Ponge, congédiant en quelque sorte le monde, est loin encore du parti pris des choses, mais tout engagé en revanche dans la quête d’un langage absolu. En effet, il s’inscrit bien davantage dans la lignée mallarméenne de l’accession à un absolu du langage93 que dans celle de Rimbaud (et de Baudelaire avant lui) qui viserait plutôt à un déchiffrement du monde, et qu’élisent en revanche, à cette époque, les surréalistes. Emancipant le langage, à la suite de Mallarmé, de toute fonction référentielle, il l’intronise par là dans une position de souveraineté absolue.Mais ce qui va l’amener, par étapes, à prendre le parti des choses, ce sont précisément les apories sur lesquelles déboucheront bientôt sa quête initiale d’un langage absolu.
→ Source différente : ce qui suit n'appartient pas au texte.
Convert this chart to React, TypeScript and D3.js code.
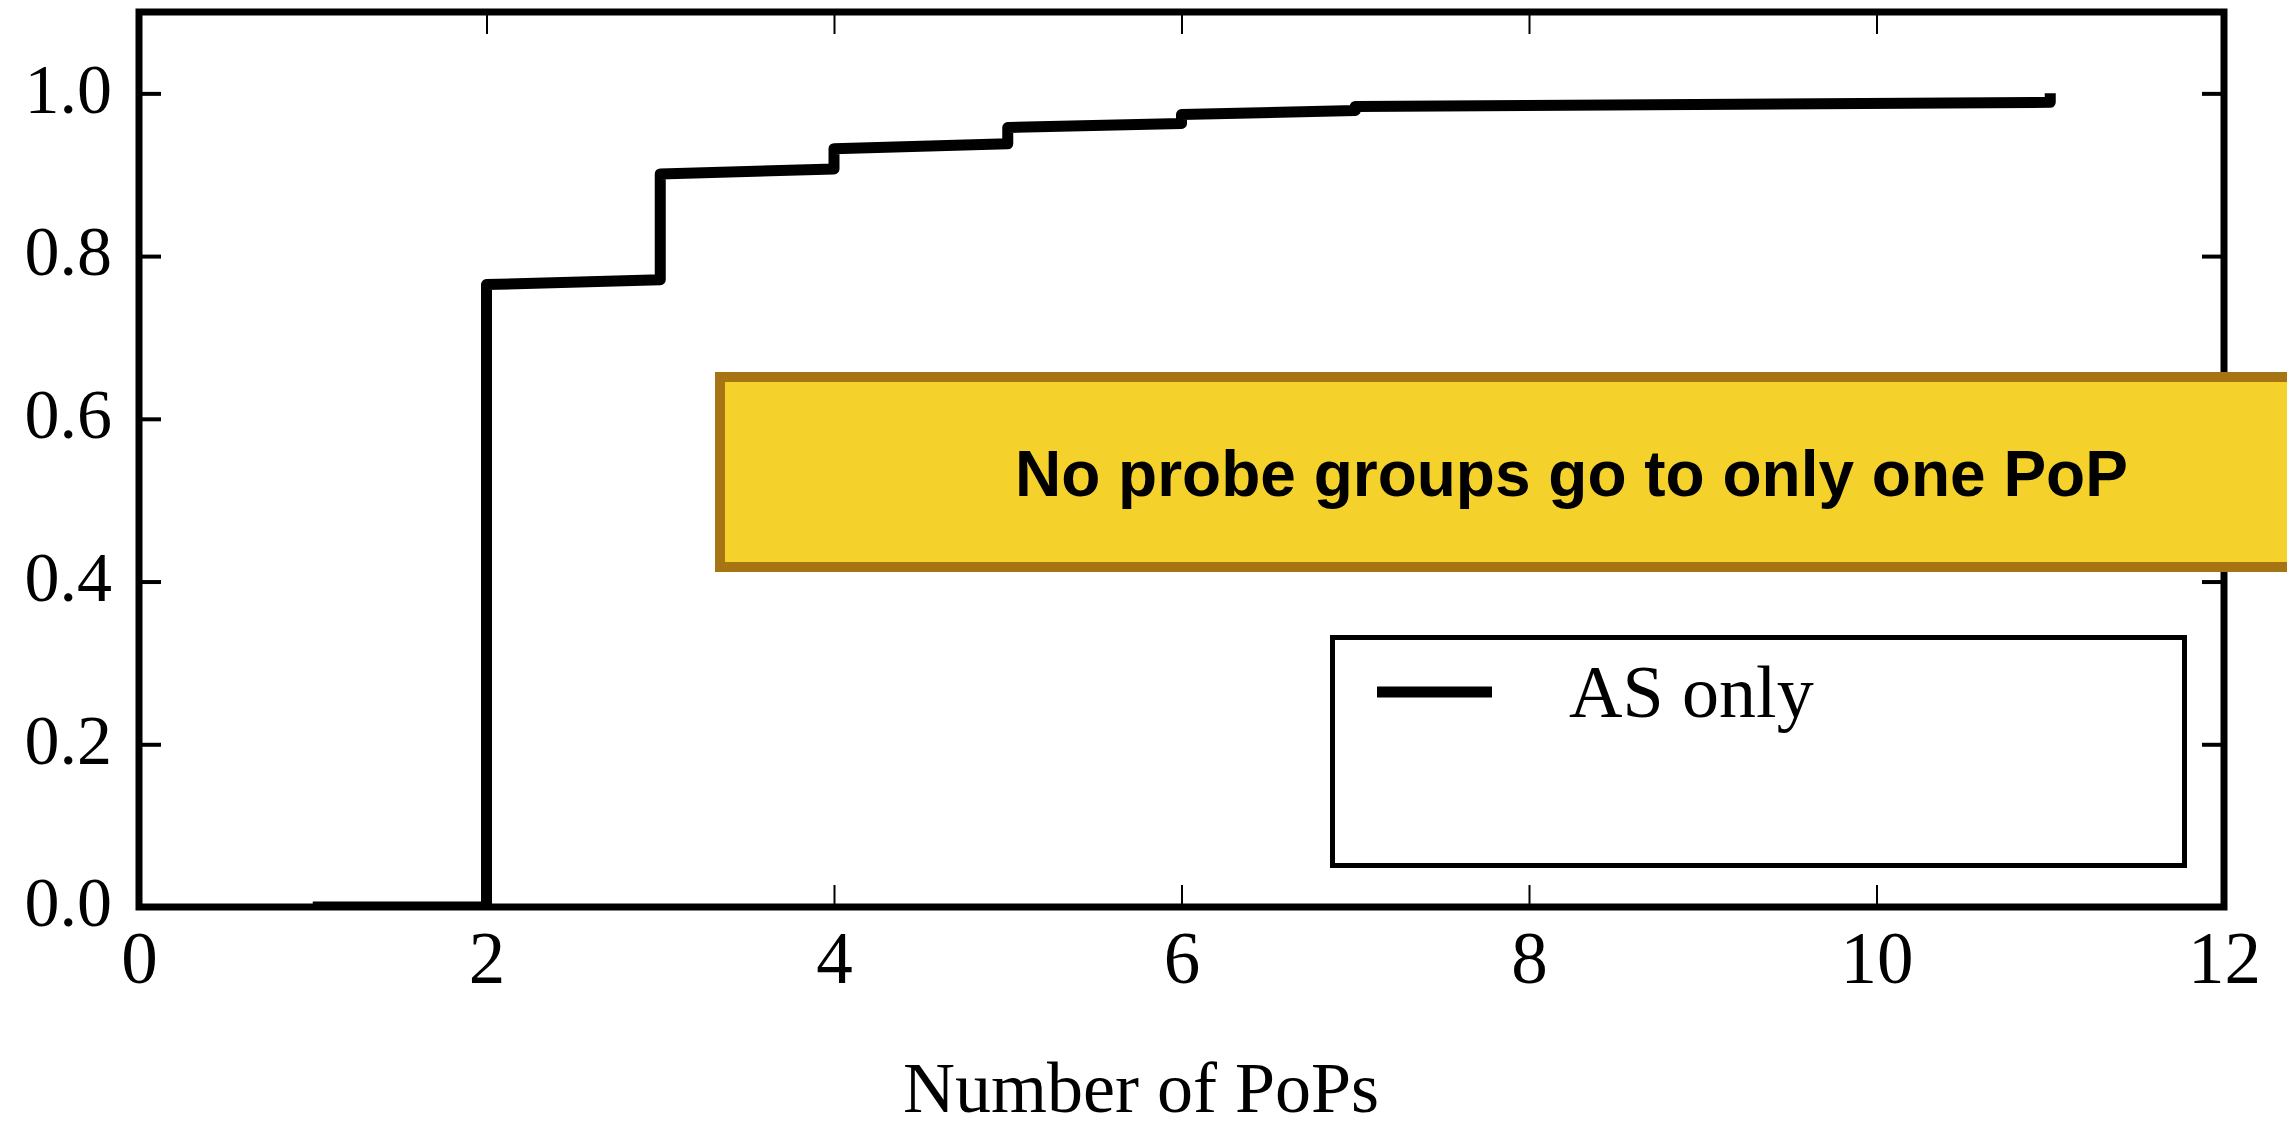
import React, { useEffect, useRef } from 'react';
import * as d3 from 'd3';

// CDF of number of PoPs per probe group (AS only)
const pops = [1, 2, 2, 3, 3, 4, 4, 5, 5, 6, 6, 7, 7, 11, 11];
const cdfAsOnly = [0, 0, 0.765, 0.771, 0.901, 0.907, 0.932, 0.938, 0.958, 0.963, 0.974, 0.979, 0.984, 0.989, 1.0];

const xTicks = [0, 2, 4, 6, 8, 10, 12];
const yTicks = [0, 0.2, 0.4, 0.6, 0.8, 1.0];
const seriesLabel = 'AS only';
const xLabel = 'Number of PoPs';
const note = 'No probe groups go to only one PoP';

const W = 2287;
const H = 1129;
const margin = { top: 12, right: 63, bottom: 222, left: 139 };
const serif = '"Liberation Serif", "Times New Roman", Times, serif';
const sans = '"Liberation Sans", Arial, Helvetica, sans-serif';

export default function App() {
  const ref = useRef<SVGSVGElement>(null);

  useEffect(() => {
    const svg = d3.select(ref.current);
    svg.selectAll('*').remove();

    const width = W - margin.left - margin.right;
    const height = H - margin.top - margin.bottom;

    const x = d3.scaleLinear().domain([0, 12]).range([0, width]);
    const y = d3.scaleLinear().domain([0, 1.1]).range([height, 0]);

    const g = svg
      .append('g')
      .attr('transform', `translate(${margin.left},${margin.top})`);

    g.append('clipPath')
      .attr('id', 'plot-clip')
      .append('rect')
      .attr('width', width)
      .attr('height', height);

    // data line
    const line = d3
      .line<number>()
      .x((d, i) => x(pops[i]))
      .y(d => y(d));

    g.append('path')
      .datum(cdfAsOnly)
      .attr('d', line)
      .attr('fill', 'none')
      .attr('stroke', '#000')
      .attr('stroke-width', 11)
      .attr('stroke-linejoin', 'round')
      .attr('clip-path', 'url(#plot-clip)');

    // x axes (bottom with labels, top ticks only)
    const xBottom = g
      .append('g')
      .attr('transform', `translate(0,${height})`)
      .call(
        d3.axisBottom(x).tickValues(xTicks).tickSizeInner(-22).tickSizeOuter(0).tickFormat(d3.format('d'))
      );
    xBottom.select('.domain').remove();
    xBottom.selectAll('line').attr('stroke', '#000').attr('stroke-width', 2);
    xBottom
      .selectAll('text')
      .attr('y', 76)
      .attr('dy', 0)
      .attr('fill', '#000')
      .style('font-size', '73px')
      .style('font-family', serif);

    const xTop = g
      .append('g')
      .call(d3.axisTop(x).tickValues(xTicks).tickSizeInner(-22).tickSizeOuter(0).tickFormat(() => ''));
    xTop.select('.domain').remove();
    xTop.selectAll('line').attr('stroke', '#000').attr('stroke-width', 2);

    // y axes (left with labels, right ticks only)
    const yLeft = g
      .append('g')
      .call(
        d3.axisLeft(y).tickValues(yTicks).tickSizeInner(-22).tickSizeOuter(0).tickFormat(d3.format('.1f'))
      );
    yLeft.select('.domain').remove();
    yLeft.selectAll('line').attr('stroke', '#000').attr('stroke-width', 4);
    yLeft
      .selectAll('text')
      .attr('x', -27)
      .attr('dy', '0.27em')
      .attr('fill', '#000')
      .style('font-size', '70px')
      .style('font-family', serif);

    const yRight = g
      .append('g')
      .attr('transform', `translate(${width},0)`)
      .call(d3.axisRight(y).tickValues(yTicks).tickSizeInner(-22).tickSizeOuter(0).tickFormat(() => ''));
    yRight.select('.domain').remove();
    yRight.selectAll('line').attr('stroke', '#000').attr('stroke-width', 4);

    // spines
    g.append('rect')
      .attr('width', width)
      .attr('height', height)
      .attr('fill', 'none')
      .attr('stroke', '#000')
      .attr('stroke-width', 7);

    // legend
    const legend = g.append('g').attr('class', 'legend');
    legend
      .append('rect')
      .attr('x', 1193.5)
      .attr('y', 625.5)
      .attr('width', 852)
      .attr('height', 228)
      .attr('fill', '#fff')
      .attr('stroke', '#000')
      .attr('stroke-width', 5);
    legend
      .append('line')
      .attr('x1', 1238)
      .attr('x2', 1353)
      .attr('y1', 680)
      .attr('y2', 680)
      .attr('stroke', '#000')
      .attr('stroke-width', 11);
    legend
      .append('text')
      .attr('x', 1430)
      .attr('y', 705)
      .attr('fill', '#000')
      .style('font-size', '74px')
      .style('font-family', serif)
      .text(seriesLabel);

    // x label
    svg
      .append('text')
      .attr('x', 1141)
      .attr('y', 1112)
      .attr('text-anchor', 'middle')
      .attr('fill', '#000')
      .style('font-size', '72px')
      .style('font-family', serif)
      .text(xLabel);

    // annotation box
    svg
      .append('rect')
      .attr('x', 720)
      .attr('y', 377)
      .attr('width', 1700)
      .attr('height', 190)
      .attr('fill', '#f5d22b')
      .attr('stroke', '#a77414')
      .attr('stroke-width', 10);
    svg
      .append('text')
      .attr('x', 1015)
      .attr('y', 496)
      .attr('fill', '#000')
      .style('font-size', '64px')
      .style('font-weight', 'bold')
      .style('font-family', sans)
      .text(note);
  }, []);

  return (
    <svg
      ref={ref}
      width={W}
      height={H}
      style={{ position: 'absolute', left: 0, top: 0, display: 'block', background: '#fff' }}
    />
  );
}
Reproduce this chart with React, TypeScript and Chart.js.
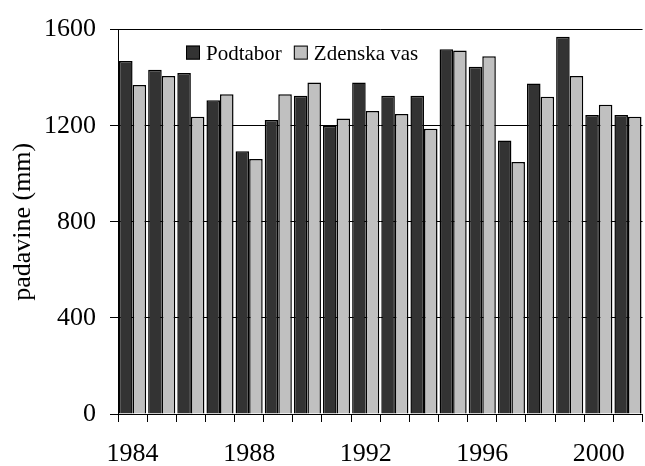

Dans la crise qui va se déclarer, il lui faudra revenir, de toute urgence, au monde, et même prendre officiellement son parti.

L’enthousiasme envers les mots qu’exprime « La Promenade », ainsi que la confiance dans la possibilité d’être grâce à eux « compris » vont être progressivement remis en cause, jusqu’à entrer violemment en crise. Et pourtant cette confiance, originellement exprimée, subsistera secrètement, à la façon d’un horizon que Ponge, lentement et difficilement, par de longs détours parfois, mais de manière infiniment tenace, s’efforcera, tout au long de son œuvre, de rejoindre.

Notes
91.

J’aurai plus tard l’occasion de revenir sur cette notion de saltation.

92.

Stéphane Mallarmé, « Crise de Vers », in Divagations, op. cit., p. 248.

93.

Emblématisée par la formule « Le monde est fait pour aboutir à un beau livre » (S. Mallarmé, « Sur l’évolution littéraire », in Igitur, Divagations, Un coup de dés, op. cit., p. 395).